The name “The Black Swan . . .” is taken from the fact that for years the world knew there were NO black swans; using the metaphor “black swan” meant nonexistent. Then Black Swans were discovered in Australia.

Taleb’s black swan is ” . . . a large-impact, hard-to-predict, and rare event beyond the realm of normal expectations.” September 11, 2001 is referred to as a “black swan”.

Real Estate investors know that now is the perfect time to buy real estate with the foreclosure market being what it is, but it is a dreadful time to get a loan for real estate. As a large-impact, unpredicted and rare event, it seems to qualify as a black swan. So, if we acknowledge it, how to use it?

Borrowers are certainly being given every opportunity to get refinanced on loans in default in ways that no one would have ever thought possible – the FHA Secure program will allow a refinance to people ONLY IN DEFAULT and allow them to keep the second mortgage they have now. Lenders are developing programs that will allow a cltv of 125%; refinancing what was an 80% first mortgage up to 100% value and allowing the second to stay, increasing the loan to 120% of the value of the property.
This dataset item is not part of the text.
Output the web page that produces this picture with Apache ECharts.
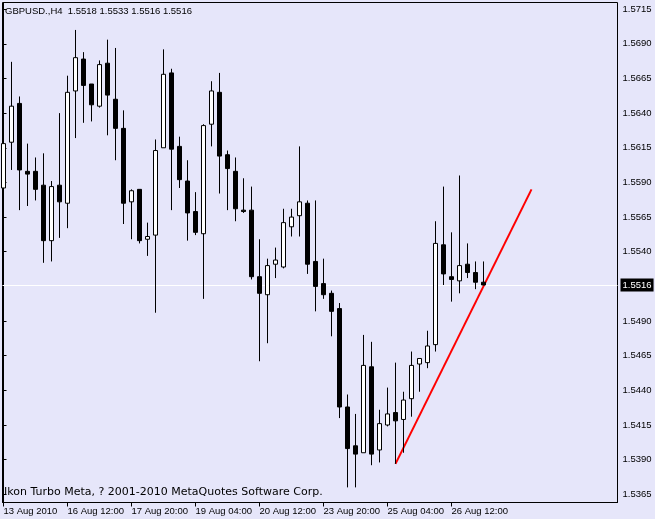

I wouldn’t want to owe 25% more than my house was worth, but it beats foreclosure.

For real estate investors (and I’m not recommending speculation here . . . take note) there are properties that were manipulated by developers and builders that could present a powerful black swan advantage in the price they’re getting now, and the equity they afford. I’ve seen condos in Atlanta that were listed for $1,000,000 sell for $250,000 in bank sales in the last month. They’re a bargain at $250K even if the market takes a couple of years to recover.

This is the time to think outside the box – and stay on the lookout for the black swan.